Но мы слишком далеко ушли в эпоху позднейших примирительных тенденций Церкви и должны вернуться к тому моменту, когда зияла глубокая пропасть между восторженными общинами, расцветшими среди эллинизированного мира, и консервативной, строго нравственной евионейской общиной, свившей себе прочное гнездо в Иерусалиме. О примирении или слиянии этих двух противоположных течений христианства еще не могло быть и речи: борьба шла за полное подчинение всей христианской идеи ветхозаветно-иудейским традициям, поддерживаемым авторитетом Иерусалимской общины. В этот момент крайнего напряжения решался вопрос о будущности всего Христова учения. Быть ли христианству только высоко-моральной иудейской сектой, или весь мир покорится страстной проповеди Павла, восторженной метафизике Иоанна, и под знамя Христа стекутся все искатели истины, от «нищих духом» до глубочайших мыслителей, носителей мировой тоски Богоискательства?
Мы знаем, как ответила история на этот вопрос. Иерусалимской общине суждено было недолго стоять во главе христианства, и ее верность иудейским традициям повлекла за собой крушение ее авторитета вместе с гибелью иудейства и падением Иерусалима. Как известно, иудеи, доведенные до безумия мессианскими грезами, затеяли в 66 г. по Р. X. восстание против римского владычества. Застигнутый врасплох небольшой римский гарнизон был перебит, и первые частичные успехи окончательно опьянили иудеев, но вызвали против них общее озлобление, закончившееся страшным еврейским погромом в Египте, Киренаике и по всему юго-восточному побережью Средиземного моря, а также на о. Крите: число убитых иудеев определялось в несколько сот тысяч. Между тем римская власть, оправившись от внутренней смуты и быстрой смены, после смерти Нерона (в 68 г.), трех императоров в течение одного года, наконец энергично принялась за расправу в Иудее. Военными действиями руководил опытный и талантливый полководец Веспасиан; по возведении же его на императорский престол (в июле 69-го г.) он поручил ведение войны и примерное наказание иудеев своему сыну Титу. Иудейские мечтания были рассеяны огнем и мечом; наконец, в августе 70 г. Иерусалим, взятый с боя после ужасной длительной осады, был разрушен до основания.

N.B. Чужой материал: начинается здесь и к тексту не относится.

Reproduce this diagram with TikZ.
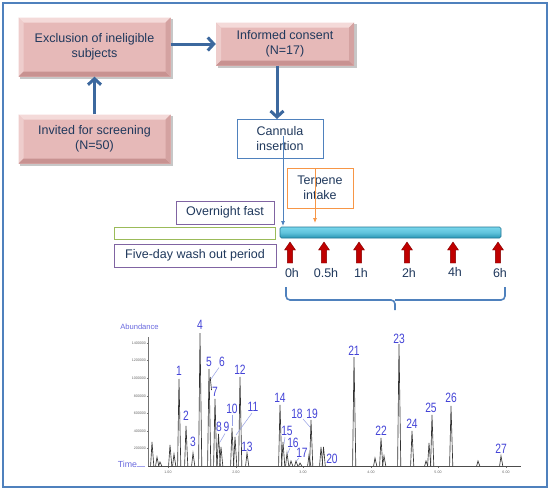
\documentclass[tikz,border=0pt]{standalone}
\usepackage{fontspec}
\setmainfont{Liberation Sans}
\newfontfamily\chromfont[FakeStretch=0.76]{Liberation Sans}
\usetikzlibrary{arrows.meta,calc}
\definecolor{frameblue}{RGB}{79,129,189}
\definecolor{arrowblue}{RGB}{60,104,158}
\definecolor{txt}{RGB}{31,56,92}
\definecolor{pinkbase}{RGB}{230,185,184}
\definecolor{pinklight}{RGB}{244,218,217}
\definecolor{pinkdark}{RGB}{200,146,145}
\definecolor{purp}{RGB}{128,100,162}
\definecolor{grn}{RGB}{155,187,89}
\definecolor{orng}{RGB}{247,150,70}
\definecolor{cyanlight}{RGB}{120,214,236}
\definecolor{cyandark}{RGB}{40,150,180}
\definecolor{cyanedge}{RGB}{35,120,150}
\definecolor{redarrow}{RGB}{192,0,0}
\definecolor{rededge}{RGB}{130,0,0}
\definecolor{chromlbl}{RGB}{68,68,215}
\definecolor{leader}{RGB}{150,160,230}
\tikzset{
  bevelbox/.style={fill=pinkbase, inner sep=0pt, align=center, text=txt,
    font=\fontsize{12.5}{15.5}\selectfont,
    path picture={
      \fill[pinklight] (path picture bounding box.north west) -- (path picture bounding box.north east)
        -- ([xshift=-5pt,yshift=-5pt]path picture bounding box.north east) -- ([xshift=5pt,yshift=-5pt]path picture bounding box.north west) -- cycle;
      \fill[pinklight!60!pinkbase] (path picture bounding box.north west) -- ([xshift=5pt,yshift=-5pt]path picture bounding box.north west)
        -- ([xshift=5pt,yshift=5pt]path picture bounding box.south west) -- (path picture bounding box.south west) -- cycle;
      \fill[pinkdark] (path picture bounding box.south west) -- (path picture bounding box.south east)
        -- ([xshift=-5pt,yshift=5pt]path picture bounding box.south east) -- ([xshift=5pt,yshift=5pt]path picture bounding box.south west) -- cycle;
      \fill[pinkdark!60!pinkbase] (path picture bounding box.north east) -- ([xshift=-5pt,yshift=-5pt]path picture bounding box.north east)
        -- ([xshift=-5pt,yshift=5pt]path picture bounding box.south east) -- (path picture bounding box.south east) -- cycle;
    }},
  thinbox/.style={draw=#1, line width=0.9pt, fill=white, inner sep=0pt, align=center, text=txt,
    font=\fontsize{12.5}{15.5}\selectfont},
  flowarrow/.style={draw=arrowblue, line width=3pt, -{Straight Barb[length=6pt,width=13pt]}},
  markarrow/.style={line width=0.8pt, -{Latex[length=5pt,width=4pt]}},
  hourlbl/.style={text=txt, font=\fontsize{12.5}{15}\selectfont, inner sep=0pt},
  redup/.style={fill=redarrow, draw=rededge, line width=0.4pt},
  peak/.style={draw=black!80, line width=0.65pt},
  clbl/.style={text=chromlbl, font=\chromfont\fontsize{13.5}{13.5}\selectfont, inner sep=0pt},
  leadline/.style={draw=leader, line width=0.5pt},
  ticklbl/.style={text=black!60, font=\fontsize{3.6}{4}\selectfont, inner sep=0pt},
}
\begin{document}
\begin{tikzpicture}[x=1pt,y=-1pt]
\useasboundingbox (0,0) rectangle (550,491);
\fill[white] (0,0) rectangle (550,491);
% outer frame
\draw[frameblue, line width=2pt] (3,3) rectangle (547,487);

% shadows
\fill[black!22] (20,19) rectangle (173,79);
\fill[black!22] (20,116) rectangle (173,166);
\fill[black!22] (218,24) rectangle (357,68);
% pink boxes
\node[bevelbox, minimum width=152pt, minimum height=59pt] (excl) at (94.5,47) {Exclusion of ineligible\\subjects};
\node[bevelbox, minimum width=152pt, minimum height=49pt] (invit) at (94.5,139) {Invited for screening\\(N=50)};
\node[bevelbox, minimum width=138pt, minimum height=43pt] (cons) at (285,44) {Informed consent\\(N=17)};

\draw[flowarrow] (invit.north) -- (excl.south);
\draw[flowarrow] (excl.east |- cons.west) -- (cons.west);

% cannula and terpene
\node[thinbox=frameblue, minimum width=86pt, minimum height=39pt] (cann) at (280,138.5) {Cannula\\insertion};
\draw[flowarrow] (cons.south -| 277,0) -- (277,119);
\node[thinbox=orng, minimum width=66pt, minimum height=40pt] (terp) at (320,188) {Terpene\\intake};

\node[thinbox=purp, minimum width=98pt, minimum height=23pt] (fast) at (225,212.5) {Overnight fast};
\node[draw=grn, line width=0.9pt, fill=white, minimum width=161pt, minimum height=12pt, inner sep=0pt] (wash) at (194.5,233) {};
\node[thinbox=purp, minimum width=162pt, minimum height=23pt] (five) at (195,255.5) {Five-day wash out period};

% cyan bar
\node[rounded corners=1.5pt, draw=cyanedge, line width=0.6pt, top color=cyanlight, bottom color=cyandark, middle color=cyanlight!70!cyandark,
      minimum width=221pt, minimum height=11pt, inner sep=0pt] (bar) at (390.5,232.5) {};

% marker arrows
\coordinate (cstart) at (283,136);
\coordinate (ctip) at (283,226);
\draw[markarrow, draw=frameblue, fill=frameblue] (cstart) -- (ctip);
\coordinate (tstart) at (315,168);
\coordinate (ttip) at (315,223);
\draw[markarrow, draw=orng, fill=orng] (tstart) -- (ttip);

% red arrows and hour labels
\foreach \hx/\hl/\hy [count=\i] in {290/0h/273, 324/0.5h/273, 359/1h/273, 407/2h/273, 453/4h/271.5, 498/6h/273}{
  \draw[redup] (\hx-2.6,263) -- (\hx-2.6,250) -- (\hx-5.5,250) -- (\hx,242) -- (\hx+5.5,250) -- (\hx+2.6,250) -- (\hx+2.6,263) -- cycle;
  \node[hourlbl] (h\i) at (\hx+2,\hy) {\hl};
}

% brace
\coordinate (bl) at (286,287);
\coordinate (br) at (505,287);
\coordinate (bm) at (395,310);
\draw[frameblue, line width=1.6pt, rounded corners=4pt] (bl) -- (286,300) -- (395,300) -- (bm);
\draw[frameblue, line width=1.6pt, rounded corners=4pt] (br) -- (505,300) -- (395,300);

% chromatogram
\node[text=chromlbl!80, font=\fontsize{7.6}{8}\selectfont, inner sep=0pt] (abund) at (139.5,327) {Abundance};
\node[text=chromlbl!80, font=\fontsize{8.8}{9}\selectfont, inner sep=0pt] (timel) at (127.5,464) {Time};
\draw[chromlbl!50, line width=0.6pt] (137,466.5) -- (145,466.5);
\draw[black!55, line width=0.5pt] (148,337) -- (148,466);
\foreach \v/\yy in {1400000/343, 1200000/360.5, 1000000/378, 800000/396, 600000/413.5, 400000/431, 200000/448.5}{
  \draw[black!55, line width=0.3pt] (146.5,\yy) -- (148,\yy);
  \node[ticklbl, anchor=east] at (146,\yy) {\v};
}
\foreach \xx/\xl in {168/1.00, 236/2.00, 303/3.00, 371/4.00, 438/5.00, 506/6.00}{
  \draw[black!55, line width=0.3pt] (\xx,466) -- (\xx,467.5);
  \node[ticklbl] at (\xx,472) {\xl};
}
\draw[black!70, line width=0.5pt] (148,466) -- (521,466);
\foreach \px/\py in {152/442, 157/457, 160/462, 170/445, 174/454, 179/379, 186/426, 193/453, 200/333,
  209/369, 215/399, 218.5/434, 221/447, 232/428, 235/437, 240/377, 247/453, 280/405, 283/442, 287/453,
  291/461, 296/461, 300/463, 309/455, 311/420, 321/447, 323.5/447, 354/357, 375/458, 381/438, 384/456,
  399/344, 412/431, 426/461, 429/443, 432/415, 451/406, 478/461, 501/456}{
  \draw[peak] (\px-1.4,466) -- (\px,\py) -- (\px+1.8,466);
}
\draw[peak] (210.2,377) -- (211.5,390);

% peak labels
\foreach \lx/\ly/\lt [count=\j] in {179/371/1, 186/416/2, 193/442/3, 200/325/4, 209/362/5, 222/362/6, 215/392/7,
  219/427/8, 226.5/427/9, 232/409/10, 253/407/11, 240/370/12, 247/447/13, 280/398/14, 287/431/15, 293/443/16,
  302/453/17, 297/414/18, 312/414/19, 332/459/20, 354/351/21, 381/431/22, 399/339/23, 412/424/24, 431/408/25,
  451/398/26, 501/449/27}{
  \node[clbl] (p\j) at (\lx,\ly) {\lt};
}
\draw[leadline] (219,367.5) -- (211,379);
\draw[leadline] (225,433.5) -- (220,442);
\draw[leadline] (232,414.5) -- (232,426);
\draw[leadline] (252,413) -- (236,435);
\draw[leadline] (285,437) -- (284,444);
\draw[leadline] (290,448) -- (287.5,454);
\draw[leadline] (299,458) -- (296.5,461);
\draw[leadline] (303,419) -- (310,427);
\end{tikzpicture}
\end{document}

Небольшая горсть людей, составлявших христианскую общину, оставалась в стороне от экзальтации своих соплеменников и их отчаянной попытки сбросить чужеземное иго; вовремя покинув Иерусалим и удалившись за Иордан, в небольшое местечко Пеллу, христианская община избежала страшной бойни. Но моральное значение ее погибло вместе с Иерусалимом и со всеми сионскими традициями. Нить, связующая христианство с иудейством, оборвалась. Уже не могло быть поклонения «Богу Авраама, Исаака и Иакова», Давида и Соломона «во дворах дома Его» в Иерусалиме: на месте благоговейно почитаемого храма водворилась «мерзость запустения», — и иудейская традиция потеряла свою реальную силу, свою власть над сердцами.
Бывшая столица иудейства навсегда утратила свое значение в истории христианства. Когда, в 30-х годах II века, новое безумное восстание иудеев под предводительством Варкохеба[79]
было подавлено и потоплено в крови, жалкие остатки Иерусалима были окончательно сравнены с землею, и на месте его, по повелению императора Адриана, началось создание нового города, получившего название Aelia Capitolina (или Aelius Adrianus, в честь императора). Но с этим чисто римским городом уже не было связано никаких иудейских традиций, и тотчас образовавшаяся здесь христианская община не имела никакой преемственной связи с прежней иерусалимской; она составилась из христиан-неиудеев, и первым епископом ее (с 136 г.) был эллин Марк. Иудеи же подверглись запрету селиться на месте бывшей их столицы, и этот запрет распространялся на иудео-христиан, придерживавшихся обрезания. Да и без этих ограничительных мер со стороны светской власти сближение христианства с остатками бывшей иерусалимской общины было немыслимо: во II веке иудео-христианство уже оказалось в положении еретической секты, отпавшей от чистоты христианского учения. Вырвавшись на свободу из тисков иудейства, христианство уже начинало тогда забывать о своем происхождении, и недалеко было то время, когда для объяснения самого существования «евионизма» христианские ересологи пускали в ход догадку о мифическом еретике «Евионе», будто бы основавшем секту своего имени.